There is, however, a compounding challenge we must also consider; the impact of decades of poor reading instruction.


There are cohorts of students who were not successfully taught to read in the early years and were not provided the opportunity to gain those skills in later years. Some students are lucky - their parents have the financial means to provide for private reading tutors, others find themselves in schools that know how to address reading gaps in later grades. But these are the exceptions, not the norm.


Currently in middle and high schools all over the country, there are  scores of students unable to independently read grade level material and who are being denied the right to read. When you talk to middle and high school students they can tell you about it. So too can their teachers. You can see the systemic challenge in reading data and in college remediation rates. The lack of grade level literacy in secondary schools is a pervasive and real problem. 



Bright Spots


The good news is, this problem is totally solvable. Students who struggle to read at grade level today do not need to graduate still struggling. They can catch-up.

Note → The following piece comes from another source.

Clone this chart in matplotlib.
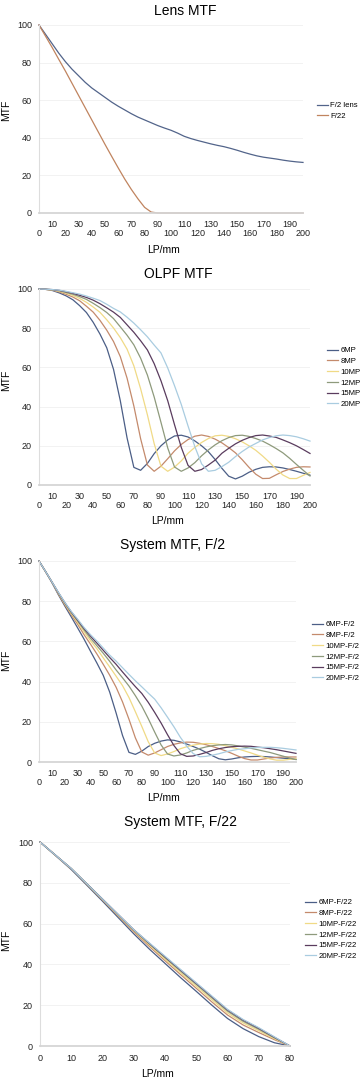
import matplotlib
matplotlib.use('Agg')
import matplotlib.pyplot as plt

plt.rcParams['font.family'] = ['Liberation Sans', 'DejaVu Sans']

# spatial frequency (LP/mm)
lp = list(range(0, 205, 5))
lp80 = list(range(0, 85, 5))

# Lens MTF
lens_f2 = [100, 95, 90, 85, 80.5, 76.5, 73, 69.5, 66.5, 64, 61.5, 59, 56.8, 54.8, 52.8, 51, 49.5, 48,
           46.5, 45.2, 44, 42.5, 40.8, 39.6, 38.6, 37.7, 36.8, 36, 35.3, 34.4, 33.4, 32.3, 31.3, 30.4,
           29.7, 29.2, 28.7, 28.1, 27.6, 27.2, 26.9]
lens_f22 = [100, 94, 88, 81.7, 75.5, 69, 62.5, 56, 49.5, 43, 36.5, 30.2, 24, 18, 12.5, 7.5, 3, 0.5,
            0, 0, 0, 0, 0, 0, 0, 0, 0, 0, 0, 0, 0, 0, 0, 0, 0, 0, 0, 0, 0, 0, 0]

# OLPF MTF
olpf_6 = [100, 99.8, 99.2, 98, 96.5, 94.5, 91.5, 88, 83, 77, 70, 59, 43, 24, 9, 7.5, 11, 16, 20, 23,
          25, 25.4, 24.5, 22.5, 20, 17, 13, 8.5, 4.5, 3.1, 4.5, 6.5, 8, 9, 9.3, 9.2, 8.7, 7.9, 7, 6, 5]
olpf_8 = [100, 99.8, 99.4, 98.5, 97.3, 95.9, 94, 91.2, 88.2, 84, 79, 73.2, 65.5, 54.5, 40.3, 23.6,
          10.2, 7, 9.6, 13.4, 17.4, 20.7, 23.2, 24.9, 25.5, 24.8, 23.4, 21.5, 19.1, 16.4, 12.9, 9,
          5.5, 3.3, 3.4, 5.2, 6.9, 8.1, 9, 9.3, 9.2]
olpf_10 = [100, 99.8, 99.5, 98.8, 97.9, 96.7, 95.2, 93.2, 90.8, 88.1, 84.3, 80.1, 75.2, 69.3, 60.8,
           49.1, 35.8, 21.1, 9.6, 7, 9.1, 12.3, 16.2, 19.2, 21.7, 23.7, 25.1, 25.4, 24.8, 23.6, 22,
           20, 17.7, 14.8, 11.6, 8.1, 5.1, 3.3, 3.3, 4.9, 6.4]
olpf_12 = [100, 99.9, 99.6, 99.1, 98.2, 97.3, 96.1, 94.7, 92.7, 90.5, 88, 84.9, 80.7, 76.4, 71.5,
           64.7, 56.1, 44.9, 32, 18.9, 9.2, 7, 8.7, 11.4, 14.9, 17.9, 20.5, 22.6, 24.2, 25.2, 25.4,
           24.8, 23.7, 22.4, 20.6, 18.6, 16.4, 13.6, 10.5, 7.5, 4.6]
olpf_15 = [100, 99.9, 99.7, 99.3, 98.6, 97.8, 96.8, 95.7, 94.3, 92.5, 90.4, 88.2, 85.5, 81.7, 77.9,
           73.6, 68.9, 61.9, 53.2, 43, 30.8, 19.2, 10, 7, 7.9, 10.2, 12.7, 16.2, 18.7, 21, 22.8,
           24.2, 25.2, 25.5, 25, 24.3, 23, 21.6, 20, 18.1, 16.1]
olpf_20 = [100, 99.9, 99.7, 99.4, 98.8, 98.1, 97.4, 96.4, 95.3, 94.1, 92.2, 90.1, 88.3, 85.6, 82.6,
           79.2, 75.6, 71.4, 67.4, 59.7, 50.7, 41.1, 30.1, 19.6, 10.8, 7, 7.5, 9.4, 11.6, 14.5,
           17.1, 19.4, 21.2, 23, 24.2, 25.1, 25.5, 25.2, 24.6, 23.6, 22.4]

# System MTF, F/2
sys2_6 = [100, 94.8, 89.3, 83.3, 77.7, 72.3, 66.8, 61.2, 55.2, 49.3, 43.1, 34.8, 24.4, 13.2, 4.8,
          3.8, 5.4, 7.7, 9.3, 10.4, 11, 10.8, 10, 8.9, 7.7, 6.4, 4.8, 3.1, 1.6, 1.1, 1.5, 2.1, 2.5,
          2.7, 2.8, 2.7, 2.5, 2.2, 1.9, 1.6, 1.3]
sys2_8 = [100, 94.8, 89.5, 83.7, 78.3, 73.4, 68.6, 63.4, 58.7, 53.8, 48.6, 43.2, 37.2, 29.9, 21.3,
          12, 5, 3.4, 4.5, 6.1, 7.7, 8.8, 9.5, 9.9, 9.8, 9.3, 8.6, 7.7, 6.7, 5.6, 4.3, 2.9, 1.7, 1,
          1, 1.5, 2, 2.3, 2.5, 2.5, 2.5]
sys2_10 = [100, 94.8, 89.6, 84, 78.8, 74, 69.5, 64.8, 60.4, 56.4, 51.8, 47.3, 42.7, 38, 32.1, 25,
           17.7, 10.1, 4.5, 3.2, 4, 5.2, 6.6, 7.6, 8.4, 8.9, 9.2, 9.1, 8.8, 8.1, 7.3, 6.5, 5.5, 4.5,
           3.4, 2.4, 1.5, 0.9, 0.9, 1.3, 1.7]
sys2_12 = [100, 94.9, 89.6, 84.2, 79.1, 74.4, 70.2, 65.8, 61.6, 57.9, 54.1, 50.1, 45.8, 41.9, 37.8,
           33, 27.8, 21.6, 14.9, 8.5, 4, 3, 3.5, 4.5, 5.8, 6.7, 7.5, 8.1, 8.5, 8.7, 8.5, 8, 7.4,
           6.8, 6.1, 5.4, 4.7, 3.8, 2.9, 2, 1.2]
sys2_15 = [100, 94.9, 89.7, 84.4, 79.4, 74.8, 70.7, 66.5, 62.7, 59.2, 55.6, 52, 48.6, 44.8, 41.1,
           37.5, 34.1, 29.7, 24.7, 19.4, 13.6, 8.2, 4.1, 2.8, 3, 3.8, 4.7, 5.8, 6.6, 7.2, 7.6, 7.8,
           7.9, 7.8, 7.4, 7.1, 6.6, 6.1, 5.5, 4.9, 4.3]
sys2_20 = [100, 94.9, 89.7, 84.5, 79.5, 75, 71.1, 67, 63.4, 60.2, 56.7, 53.2, 50.2, 46.9, 43.6,
           40.4, 37.4, 34.3, 31.3, 27, 22.3, 17.5, 12.3, 7.8, 4.2, 2.6, 2.8, 3.4, 4.1, 5, 5.7, 6.3,
           6.6, 7, 7.2, 7.3, 7.3, 7.1, 6.8, 6.4, 6]

# System MTF, F/22
sys22_6 = [100, 93.3, 86.5, 78.8, 71, 63, 55, 47.5, 40.5, 33.5, 26.8, 20, 13.5, 8.5, 4.6, 1.6, 0]
sys22_8 = [100, 93.4, 86.8, 79.2, 71.6, 63.8, 56, 48.8, 41.8, 35, 28.3, 21.6, 15.2, 10.3, 6.6, 3.1, 0]
sys22_10 = [100, 93.4, 86.9, 79.3, 71.8, 64.1, 56.5, 49.5, 42.6, 35.9, 29.3, 22.7, 16.2, 11.3, 7.5, 3.6, 0]
sys22_12 = [100, 93.5, 87, 79.5, 72, 64.4, 56.8, 50, 43.3, 36.7, 30.2, 23.6, 17.1, 12.1, 8.2, 4, 0]
sys22_15 = [100, 93.5, 87, 79.5, 72, 64.5, 57, 50.3, 43.7, 37.2, 30.7, 24.2, 17.7, 12.7, 8.7, 4.3, 0]
sys22_20 = [100, 93.5, 87, 79.5, 72, 64.5, 57, 50.5, 44, 37.5, 31, 24.5, 18, 13, 9, 4.5, 0]

mp_names = ['6MP', '8MP', '10MP', '12MP', '15MP', '20MP']
colors = ['#4b5e86', '#c48a6c', '#f0da86', '#8e9a7c', '#5a3c5e', '#a9cce0']

W, H = 361, 1080
fig = plt.figure(figsize=(W / 100, H / 100), dpi=100)


def make_axes(x0, x1, y100, y0):
    return fig.add_axes([x0 / W, 1 - y0 / H, (x1 - x0) / W, (y0 - y100) / H])


def style(ax, xmax, stagger):
    ax.set_xlim(0, xmax)
    ax.set_ylim(0, 100)
    ax.set_yticks(range(0, 101, 20))
    ax.set_xticks(range(0, xmax + 1, 10))
    ax.tick_params(length=0, labelsize=6.5, colors='#222222')
    ax.tick_params(axis='y', pad=5)
    ax.yaxis.grid(True, color='#f0f0f0', lw=0.6)
    ax.set_axisbelow(True)
    for s in ['top', 'right']:
        ax.spines[s].set_visible(False)
    ax.spines['left'].set_color('#dddddd')
    ax.spines['bottom'].set_color('#d5d5d5')
    ax.spines['bottom'].set_linewidth(1.3)
    for i, t in enumerate(ax.xaxis.get_major_ticks()):
        if stagger:
            t.set_pad(11.5 if i % 2 == 0 else 5)
        else:
            t.set_pad(5.5)


def legend(ax, x, y):
    ax.legend(loc='upper left', bbox_to_anchor=(x / W, 1 - y / H), bbox_transform=fig.transFigure,
              frameon=False, fontsize=5.6, handlelength=1.4, handletextpad=0.3,
              labelspacing=0.42, borderpad=0, borderaxespad=0)


def labels(title, tx, ty, ly, lx, my):
    fig.text(tx / W, 1 - ty / H, title, ha='center', va='center', fontsize=10)
    fig.text(lx / W, 1 - ly / H, 'LP/mm', ha='center', va='center', fontsize=7.5)
    fig.text(6 / W, 1 - my / H, 'MTF', ha='center', va='center', rotation=90, fontsize=7.5)


# Lens MTF
ax1 = make_axes(39, 303, 25, 213)
ax1.plot(lp, lens_f2, color='#52648a', lw=0.9, label='F/2 lens', clip_on=False)
ax1.plot(lp, lens_f22, color='#c0845f', lw=0.9, label='F/22', clip_on=False)
style(ax1, 200, True)
legend(ax1, 317, 102)
labels('Lens MTF', 185, 11, 250, 163, 110)

# OLPF MTF
ax2 = make_axes(39, 310, 289, 485)
for name, vals, c in zip(mp_names, [olpf_6, olpf_8, olpf_10, olpf_12, olpf_15, olpf_20], colors):
    ax2.plot(lp, vals, color=c, lw=0.9, label=name, clip_on=False)
style(ax2, 200, True)
legend(ax2, 327, 347)
labels('OLPF MTF', 178, 274, 521, 168, 380)

# System MTF, F/2
ax3 = make_axes(39, 296, 561, 762)
for name, vals, c in zip(mp_names, [sys2_6, sys2_8, sys2_10, sys2_12, sys2_15, sys2_20], colors):
    ax3.plot(lp, vals, color=c, lw=0.9, label=name + '-F/2', clip_on=False)
style(ax3, 200, True)
legend(ax3, 312, 621)
labels('System MTF, F/2', 173, 545, 798, 163, 660)

# System MTF, F/22
ax4 = make_axes(40, 290, 842, 1046)
for name, vals, c in zip(mp_names, [sys22_6, sys22_8, sys22_10, sys22_12, sys22_15, sys22_20], colors):
    ax4.plot(lp80, vals, color=c, lw=0.9, label=name + '-F/22', clip_on=False)
style(ax4, 80, False)
legend(ax4, 305, 899)
labels('System MTF, F/22', 180, 822, 1074, 157, 940)

fig.savefig('out.png', dpi=100, facecolor='white')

These older students have the same right to read as younger students do. We owe them sustained solutions that support identity and community building, accelerate foundational skills, build disciplinary knowledge and vocabulary, and engage students in critical & relevant grade-level tasks. 


Some of those solutions have been done in schools for years - bright spots from teachers like Julie Brown and Larissa Phillips. Reading clinics have been using proven methods with clients in clinical, school, and carceral settings for decades.


More recently, states like Tennessee have been turning policy and money to the challenge in secondary literacy. And in recent years, education organizations have started attending to the challenge with a focus on field research, model programs, and emerging work with districts. All of this attention is welcome.



Moving the Needle


Looking forward, this attention needs our collective foot on the gas. Each of us - be it in teacher preparation, classroom instruction, or state education policy - can focus our work on improving secondary literacy. While everything must get done, everyone does not need to do everything.


Consider your position in the education system; what work can you do in your corner of the world to support and accelerate adolescent literacy? Collectively we can provide the intense focus and support needed to create lasting and sustainable changes for middle and high school students' literacy.


  • As a classroom teacher: Do you know the strengths and weaknesses of your students’ literacy skills? What support might they need in word recognition, reading fluency, knowledge & vocabulary? 

  • As a school leader:  How can your school or district focus on the literacy experiences and outcomes of middle and high school students? In what ways do you provide the time and support for teachers to better know the literacy needs of their students and how to address them?

  • As a professional learning provider: How does your support of teachers address the knowledge, pedagogy, and instructional practices necessary to meet the literacy needs of adolescents?

  • As a curriculum writer (in a district or for a publisher): How can your materials provide just-in-time and strategic supports to build students’ reading skills within content areas, build coherent bodies of relevant knowledge and vocabulary, and regularly engage students in critical grade-level tasks? 

  • As a state and district leader: How might your policies around student assessment, course requirements, and teacher learning attend to the literacy needs of middle and high school students?  How do you fund and support school programming models, instructional materials, and professional learning to improve adolescent literacy?


With multiple entry points into supporting the literacy of secondary students, there are numerous other questions we might ask. The point is for each of us to step into the work so we can get the needle moving.